The students came up with imaginative themes for each of the course holes, first-grade teacher Mary Beth Parker said.
“Our hole is called ‘Cinderella and the Beanstalk.’ The kids loved working on it and it was a wonderful lesson in collaboration and teamwork,” she said. “It also allowed the students to be creative while integrating our unit on fairy tales. They were given the opportunity to problem-solve, as they found things that didn’t work on the hole and worked together to find a solution.”
Other themes were soccer, puppies, alien in space, wipeout, dance, Atlantis, hero’s fate and Jack and the beanstalk.
Trubilowicz and third-grade teacher Ryan Parsons came up with the golf course idea after watching a YouTube video.
“The video showed how sometimes creativity can be used to enhance traditional classroom learning,” Parsons said. “Our kids had been studying the engineering design process in science, so we continued that and then discussed simple machines, how they are used and what they are used for, before the topic of the golf course ever came up to the kids.
He said students completed job applications such as blogger, machine technician, architect, construction foreman and other positions, then interviewed with Head of School Rob Brisk.
“We had reporters that would take photos, interview students and post daily blog entries highlighting progress and difficulties experienced that day,” Parsons said. “Engineers designed the course by sketching blueprints, designing simple machines and debating whether or not their ideas could actually be built. Finally, the construction team took the design and built the hole.”

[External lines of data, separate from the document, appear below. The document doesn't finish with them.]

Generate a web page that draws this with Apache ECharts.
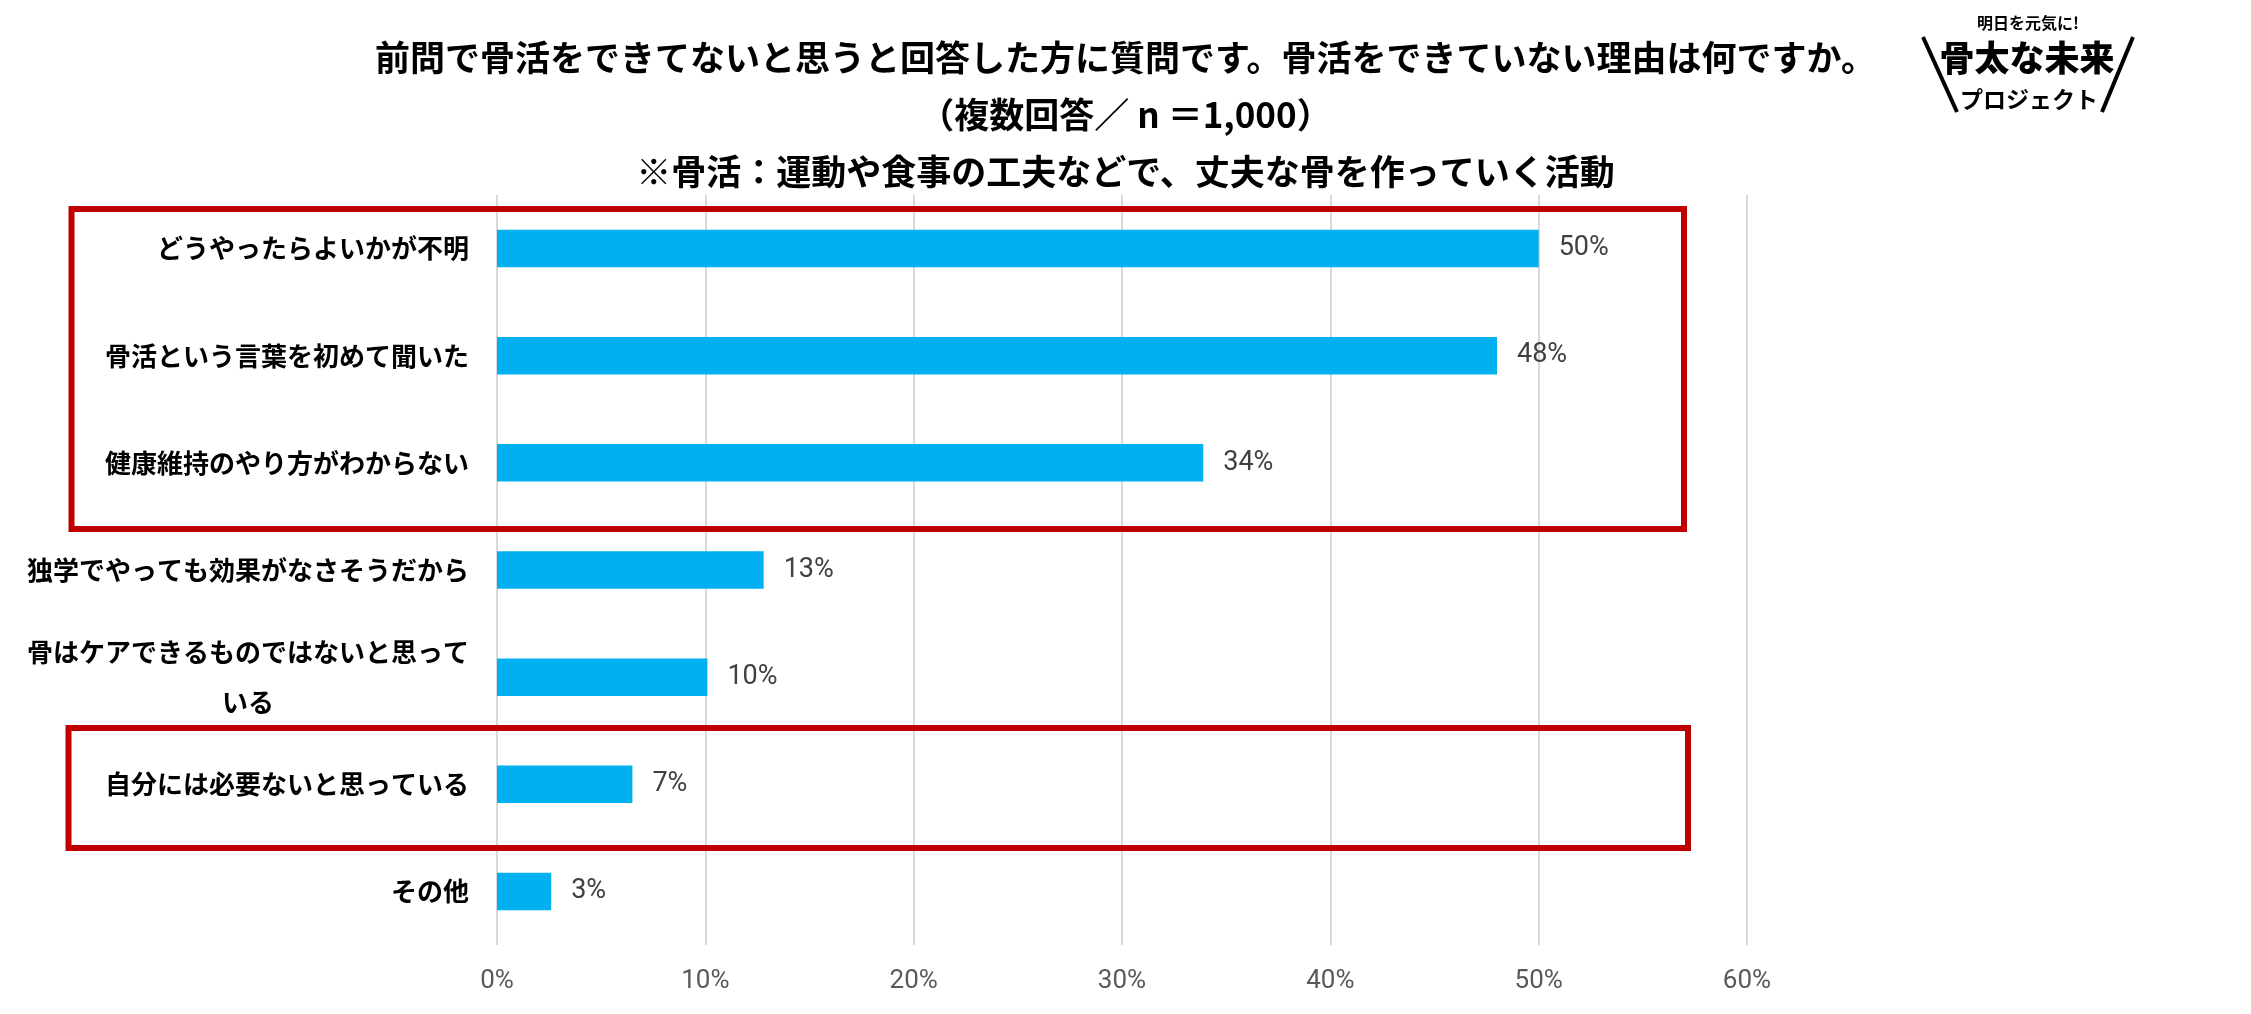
<!DOCTYPE html>
<html>
<head>
<meta charset="utf-8">
<script src="https://cdn.jsdelivr.net/npm/echarts@6/dist/echarts.min.js"></script>
<style>
html,body{margin:0;padding:0;background:#fff;}
#chart{width:2251px;height:1014px;}
</style>
</head>
<body>
<div id="chart"></div>
<script>
// ---- data ----
var titleLines = [
  '前問で骨活をできてないと思うと回答した方に質問です。骨活をできていない理由は何ですか。',
  '（複数回答／ n ＝1,000）',
  '※骨活：運動や食事の工夫などで、丈夫な骨を作っていく活動'
];
var categories = [
  'どうやったらよいかが不明',
  '骨活という言葉を初めて聞いた',
  '健康維持のやり方がわからない',
  '独学でやっても効果がなさそうだから',
  '骨はケアできるものではないと思って\nいる',
  '自分には必要ないと思っている',
  'その他'
];
var values = [50.0, 48.0, 33.9, 12.8, 10.1, 6.5, 2.6];
var xTicks = [0, 10, 20, 30, 40, 50, 60];
var logoTop = '明日を元気に!';
var logoMain = '骨太な未来';
var logoSub = 'プロジェクト';

var CJK = '"Noto Sans CJK JP", "Noto Sans", sans-serif';
var NUM = 'Roboto, "Noto Sans", sans-serif';

var chart = echarts.init(document.getElementById('chart'));
var red = '#C00000';

var option = {
  backgroundColor: '#ffffff',
  animation: false,
  title: {
    text: titleLines.join('\n'),
    left: 'center',
    top: 24,
    textStyle: {
      fontFamily: CJK, fontSize: 35, fontWeight: 'bold', color: '#000000', lineHeight: 57
    }
  },
  grid: { left: 497, right: 504, top: 195, bottom: 69, containLabel: false },
  xAxis: {
    type: 'value',
    min: xTicks[0],
    max: xTicks[xTicks.length - 1],
    interval: xTicks[1] - xTicks[0],
    axisLine: { show: false },
    axisTick: { show: false },
    splitLine: { show: true, lineStyle: { color: '#d9d9d9', width: 2 } },
    axisLabel: {
      formatter: '{value}%',
      fontFamily: NUM, fontSize: 26, color: '#595959', margin: 23
    }
  },
  yAxis: {
    type: 'category',
    inverse: true,
    data: categories,
    axisLine: { show: false },
    axisTick: { show: false },
    axisLabel: {
      fontFamily: CJK, fontSize: 26, fontWeight: 'bold', color: '#000000',
      margin: 28, lineHeight: 50,
      formatter: function (v) {
        var parts = v.split('\n');
        if (parts.length > 1) {
          return parts[0] + '\n{c|' + parts.slice(1).join('') + '}';
        }
        return v;
      },
      rich: {
        c: { align: 'center', fontFamily: CJK, fontSize: 26, fontWeight: 'bold', color: '#000000', lineHeight: 50 }
      }
    }
  },
  series: [{
    type: 'bar',
    data: values,
    barWidth: '35%',
    itemStyle: { color: '#00B0F0' },
    label: {
      show: true,
      position: 'right',
      distance: 20,
      fontFamily: NUM, fontSize: 27, color: '#404040',
      formatter: function (p) { return Math.round(p.value) + '%'; }
    }
  }],
  graphic: [
    { type: 'rect', shape: { x: 71.5, y: 209, width: 1612.5, height: 320 },
      style: { fill: 'none', stroke: red, lineWidth: 6 }, z: 100 },
    { type: 'rect', shape: { x: 68.5, y: 728, width: 1619.5, height: 120 },
      style: { fill: 'none', stroke: red, lineWidth: 6 }, z: 100 },
    { type: 'text', x: 2028, y: 23,
      style: { text: logoTop, fontFamily: CJK, fontSize: 16, fontWeight: 'bold', fill: '#000', textAlign: 'center', textVerticalAlign: 'middle' } },
    { type: 'text', x: 2027, y: 58,
      style: { text: logoMain, fontFamily: CJK, fontSize: 35, fontWeight: 900, fill: '#000', textAlign: 'center', textVerticalAlign: 'middle' } },
    { type: 'text', x: 2029, y: 99,
      style: { text: logoSub, fontFamily: CJK, fontSize: 23, fontWeight: 'bold', fill: '#000', textAlign: 'center', textVerticalAlign: 'middle' } },
    { type: 'line', shape: { x1: 1923, y1: 37, x2: 1957, y2: 112 },
      style: { stroke: '#000', lineWidth: 4 } },
    { type: 'line', shape: { x1: 2133, y1: 37, x2: 2102, y2: 112 },
      style: { stroke: '#000', lineWidth: 4 } }
  ]
};
chart.setOption(option);
</script>
</body>
</html>
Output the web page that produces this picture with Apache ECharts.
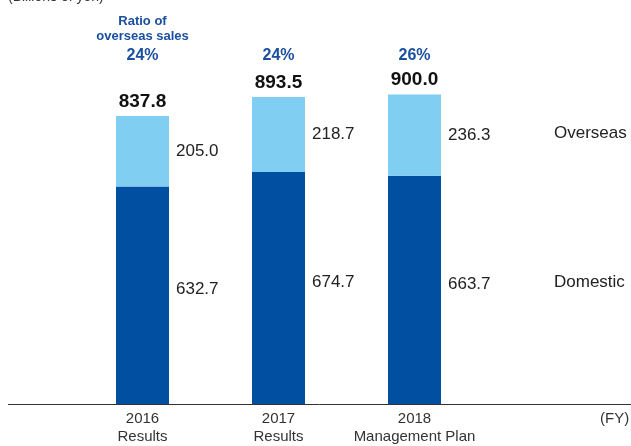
<!DOCTYPE html>
<html>
<head>
<meta charset="utf-8">
<script src="https://cdn.jsdelivr.net/npm/echarts@6/dist/echarts.min.js"></script>
<style>
  html, body { margin: 0; padding: 0; background: #fff; }
  #main { width: 631px; height: 446px; }
</style>
</head>
<body>
<div id="main"></div>
<script>
// data
let years = ['2016', '2017', '2018'];
let kinds = ['Results', 'Results', 'Management Plan'];
let domestic = [632.7, 674.7, 663.7];
let overseas = [205.0, 218.7, 236.3];
let totals = [837.8, 893.5, 900.0];
let ratios = ['24%', '24%', '26%'];

let font = '"Liberation Sans", Arial, sans-serif';
let blue = '#1a4fa0';

let catLabels = years.map((y, i) => y + '\n' + kinds[i]);
let topLabels = ratios.map((r, i) => i == 0 ? '{t|Ratio of}\n{t|overseas sales}\n{p|' + r + '}' : '{p|' + r + '}');

let option = {
    animation: false,
    grid: {left: 74.5, right: 148.5, top: 74, bottom: 42},
    xAxis: [{
        type: 'category',
        data: catLabels,
        axisLine: {show: false},
        axisTick: {show: false},
        axisLabel: {interval: 0, fontFamily: font, fontSize: 15, color: '#333', lineHeight: 18, margin: 6}
    }, {
        type: 'category',
        position: 'top',
        data: topLabels,
        axisLine: {show: false},
        axisTick: {show: false},
        axisLabel: {
            interval: 0,
            margin: 6,
            rich: {
                t: {fontFamily: font, fontSize: 13, fontWeight: 'bold', color: blue, lineHeight: 15},
                p: {fontFamily: font, fontSize: 16, fontWeight: 'bold', color: blue, lineHeight: 24}
            }
        }
    }],
    yAxis: {type: 'value', min: 0, max: 960, show: false},
    series: [{
        type: 'bar',
        name: 'Domestic',
        stack: 'sales',
        barWidth: 53,
        data: domestic,
        itemStyle: {color: '#004fa1'},
        label: {show: true, position: 'right', distance: 7, offset: [0, -6],
            fontFamily: font, fontSize: 17, color: '#222',
            formatter: p => p.value.toFixed(1)}
    }, {
        type: 'bar',
        name: 'Overseas',
        stack: 'sales',
        barWidth: 53,
        data: overseas,
        itemStyle: {color: '#80cef2'},
        label: {show: true, position: 'right', distance: 7,
            fontFamily: font, fontSize: 17, color: '#222',
            formatter: p => p.value.toFixed(1)}
    }, {
        type: 'bar',
        name: 'Total',
        barWidth: 53,
        barGap: '-100%',
        z: 1,
        data: totals,
        itemStyle: {color: 'rgba(0,0,0,0)'},
        label: {show: true, position: 'top', distance: 5,
            fontFamily: font, fontSize: 19, fontWeight: 'bold', color: '#111',
            formatter: p => p.value.toFixed(1)}
    }],
    graphic: [
        {type: 'line', shape: {x1: 8, y1: 404.5, x2: 631, y2: 404.5}, style: {stroke: '#333', lineWidth: 1}},
        {type: 'text', left: 8, top: -10, style: {text: '(Billions of yen)', font: '14px ' + font, fill: '#333'}},
        {type: 'text', left: 554, top: 125, style: {text: 'Overseas', font: '17px ' + font, fill: '#222'}},
        {type: 'text', left: 554, top: 274, style: {text: 'Domestic', font: '17px ' + font, fill: '#222'}},
        {type: 'text', left: 600, top: 411, style: {text: '(FY)', font: '15px ' + font, fill: '#333'}}
    ]
};

let chart = echarts.init(document.getElementById('main'));
chart.setOption(option);
</script>
</body>
</html>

Trubilowicz said the design process “provides specific connections to science, math, language arts and technology.”
“As the process unfolds, students evaluate their thinking, behavior and challenges and consider the effectiveness of the plan,” she said “As problems in design and construction occur, the group must work cooperatively to foresee future problems and adapt accordingly.”
She said the finished golf course holes will be placed around the school for anyone to play.
“From an outside perspective, students built a golf course, but throughout this process, Wellington students are developing skills such as critical thinking, problem solving, collaboration and resiliency that will stick with them forever.”